§ WHAT IS ASKED: Set down the material once more, exactly as it appears.

§ DATA PROVIDED:

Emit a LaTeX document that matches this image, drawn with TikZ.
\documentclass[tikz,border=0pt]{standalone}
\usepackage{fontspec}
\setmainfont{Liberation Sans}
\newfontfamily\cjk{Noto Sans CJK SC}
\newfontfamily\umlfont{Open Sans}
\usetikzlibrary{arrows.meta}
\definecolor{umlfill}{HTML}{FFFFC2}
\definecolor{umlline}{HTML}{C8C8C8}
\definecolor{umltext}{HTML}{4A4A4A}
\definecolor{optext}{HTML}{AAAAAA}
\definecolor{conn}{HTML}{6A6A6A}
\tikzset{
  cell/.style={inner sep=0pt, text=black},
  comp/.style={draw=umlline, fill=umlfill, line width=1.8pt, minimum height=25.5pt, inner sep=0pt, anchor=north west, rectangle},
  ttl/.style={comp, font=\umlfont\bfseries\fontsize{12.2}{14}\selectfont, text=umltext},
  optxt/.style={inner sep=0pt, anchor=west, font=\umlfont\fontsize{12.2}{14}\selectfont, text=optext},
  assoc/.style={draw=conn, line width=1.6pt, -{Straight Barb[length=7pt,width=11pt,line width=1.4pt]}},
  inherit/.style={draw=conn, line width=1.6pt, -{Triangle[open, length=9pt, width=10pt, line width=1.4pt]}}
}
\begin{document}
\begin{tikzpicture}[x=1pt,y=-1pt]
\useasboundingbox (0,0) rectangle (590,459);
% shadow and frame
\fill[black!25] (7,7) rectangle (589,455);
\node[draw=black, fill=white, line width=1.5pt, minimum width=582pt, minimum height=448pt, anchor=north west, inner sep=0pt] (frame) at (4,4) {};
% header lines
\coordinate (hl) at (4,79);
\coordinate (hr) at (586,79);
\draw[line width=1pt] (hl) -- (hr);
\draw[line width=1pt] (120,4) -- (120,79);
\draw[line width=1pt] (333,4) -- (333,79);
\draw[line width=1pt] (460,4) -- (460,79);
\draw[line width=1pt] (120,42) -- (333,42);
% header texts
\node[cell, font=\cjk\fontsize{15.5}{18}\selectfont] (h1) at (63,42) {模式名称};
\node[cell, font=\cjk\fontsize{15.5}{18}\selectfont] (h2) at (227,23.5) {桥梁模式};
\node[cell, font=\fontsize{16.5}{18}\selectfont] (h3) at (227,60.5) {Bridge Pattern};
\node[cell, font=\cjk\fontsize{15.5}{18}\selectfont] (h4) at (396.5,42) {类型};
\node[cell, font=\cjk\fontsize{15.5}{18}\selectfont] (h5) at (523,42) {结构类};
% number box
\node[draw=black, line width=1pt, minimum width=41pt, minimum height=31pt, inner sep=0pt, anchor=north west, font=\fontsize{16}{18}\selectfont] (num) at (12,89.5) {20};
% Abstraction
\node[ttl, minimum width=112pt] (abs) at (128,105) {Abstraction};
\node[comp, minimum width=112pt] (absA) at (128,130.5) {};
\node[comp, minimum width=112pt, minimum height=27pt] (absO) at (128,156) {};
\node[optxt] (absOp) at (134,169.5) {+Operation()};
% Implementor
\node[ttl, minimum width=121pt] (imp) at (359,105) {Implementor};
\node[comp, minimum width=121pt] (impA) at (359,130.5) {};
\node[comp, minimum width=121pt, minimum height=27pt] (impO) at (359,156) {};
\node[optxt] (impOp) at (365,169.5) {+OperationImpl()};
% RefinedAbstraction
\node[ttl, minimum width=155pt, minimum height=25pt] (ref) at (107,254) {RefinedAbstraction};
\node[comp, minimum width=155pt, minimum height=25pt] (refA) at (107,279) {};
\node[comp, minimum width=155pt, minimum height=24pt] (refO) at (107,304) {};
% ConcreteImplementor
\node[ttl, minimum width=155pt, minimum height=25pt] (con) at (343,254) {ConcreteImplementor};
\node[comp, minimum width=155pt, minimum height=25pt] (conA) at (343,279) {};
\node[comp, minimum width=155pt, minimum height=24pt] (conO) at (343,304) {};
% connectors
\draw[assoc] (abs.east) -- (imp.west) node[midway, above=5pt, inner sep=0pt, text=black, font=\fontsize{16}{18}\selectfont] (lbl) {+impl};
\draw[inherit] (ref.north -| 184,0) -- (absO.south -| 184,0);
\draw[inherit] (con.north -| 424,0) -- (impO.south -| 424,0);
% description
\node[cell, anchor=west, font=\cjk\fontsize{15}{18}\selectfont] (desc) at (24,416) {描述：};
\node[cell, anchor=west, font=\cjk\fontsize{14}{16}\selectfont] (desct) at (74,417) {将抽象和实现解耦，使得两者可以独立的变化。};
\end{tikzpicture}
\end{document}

§ SOLUTION TO THIS PROBLEM:
Emit a LaTeX document that matches this image, drawn with TikZ.
\documentclass[tikz,border=0pt]{standalone}
\usepackage{fontspec}
\setmainfont{Liberation Sans}
\newfontfamily\cjk{Noto Sans CJK SC}
\newfontfamily\umlfont{Open Sans}
\usetikzlibrary{arrows.meta}
\definecolor{umlfill}{HTML}{FFFFC2}
\definecolor{umlline}{HTML}{C8C8C8}
\definecolor{umltext}{HTML}{4A4A4A}
\definecolor{optext}{HTML}{AAAAAA}
\definecolor{conn}{HTML}{6A6A6A}
\tikzset{
  cell/.style={inner sep=0pt, text=black},
  comp/.style={draw=umlline, fill=umlfill, line width=1.8pt, minimum height=25.5pt, inner sep=0pt, anchor=north west, rectangle},
  ttl/.style={comp, font=\umlfont\bfseries\fontsize{12.2}{14}\selectfont, text=umltext},
  optxt/.style={inner sep=0pt, anchor=west, font=\umlfont\fontsize{12.2}{14}\selectfont, text=optext},
  assoc/.style={draw=conn, line width=1.6pt, -{Straight Barb[length=7pt,width=11pt,line width=1.4pt]}},
  inherit/.style={draw=conn, line width=1.6pt, -{Triangle[open, length=9pt, width=10pt, line width=1.4pt]}}
}
\begin{document}
\begin{tikzpicture}[x=1pt,y=-1pt]
\useasboundingbox (0,0) rectangle (590,459);
% shadow and frame
\fill[black!25] (7,7) rectangle (589,455);
\node[draw=black, fill=white, line width=1.5pt, minimum width=582pt, minimum height=448pt, anchor=north west, inner sep=0pt] (frame) at (4,4) {};
% header lines
\coordinate (hl) at (4,79);
\coordinate (hr) at (586,79);
\draw[line width=1pt] (hl) -- (hr);
\draw[line width=1pt] (120,4) -- (120,79);
\draw[line width=1pt] (333,4) -- (333,79);
\draw[line width=1pt] (460,4) -- (460,79);
\draw[line width=1pt] (120,42) -- (333,42);
% header texts
\node[cell, font=\cjk\fontsize{15.5}{18}\selectfont] (h1) at (63,42) {模式名称};
\node[cell, font=\cjk\fontsize{15.5}{18}\selectfont] (h2) at (227,23.5) {桥梁模式};
\node[cell, font=\fontsize{16.5}{18}\selectfont] (h3) at (227,60.5) {Bridge Pattern};
\node[cell, font=\cjk\fontsize{15.5}{18}\selectfont] (h4) at (396.5,42) {类型};
\node[cell, font=\cjk\fontsize{15.5}{18}\selectfont] (h5) at (523,42) {结构类};
% number box
\node[draw=black, line width=1pt, minimum width=41pt, minimum height=31pt, inner sep=0pt, anchor=north west, font=\fontsize{16}{18}\selectfont] (num) at (12,89.5) {20};
% Abstraction
\node[ttl, minimum width=112pt] (abs) at (128,105) {Abstraction};
\node[comp, minimum width=112pt] (absA) at (128,130.5) {};
\node[comp, minimum width=112pt, minimum height=27pt] (absO) at (128,156) {};
\node[optxt] (absOp) at (134,169.5) {+Operation()};
% Implementor
\node[ttl, minimum width=121pt] (imp) at (359,105) {Implementor};
\node[comp, minimum width=121pt] (impA) at (359,130.5) {};
\node[comp, minimum width=121pt, minimum height=27pt] (impO) at (359,156) {};
\node[optxt] (impOp) at (365,169.5) {+OperationImpl()};
% RefinedAbstraction
\node[ttl, minimum width=155pt, minimum height=25pt] (ref) at (107,254) {RefinedAbstraction};
\node[comp, minimum width=155pt, minimum height=25pt] (refA) at (107,279) {};
\node[comp, minimum width=155pt, minimum height=24pt] (refO) at (107,304) {};
% ConcreteImplementor
\node[ttl, minimum width=155pt, minimum height=25pt] (con) at (343,254) {ConcreteImplementor};
\node[comp, minimum width=155pt, minimum height=25pt] (conA) at (343,279) {};
\node[comp, minimum width=155pt, minimum height=24pt] (conO) at (343,304) {};
% connectors
\draw[assoc] (abs.east) -- (imp.west) node[midway, above=5pt, inner sep=0pt, text=black, font=\fontsize{16}{18}\selectfont] (lbl) {+impl};
\draw[inherit] (ref.north -| 184,0) -- (absO.south -| 184,0);
\draw[inherit] (con.north -| 424,0) -- (impO.south -| 424,0);
% description
\node[cell, anchor=west, font=\cjk\fontsize{15}{18}\selectfont] (desc) at (24,416) {描述：};
\node[cell, anchor=west, font=\cjk\fontsize{14}{16}\selectfont] (desct) at (74,417) {将抽象和实现解耦，使得两者可以独立的变化。};
\end{tikzpicture}
\end{document}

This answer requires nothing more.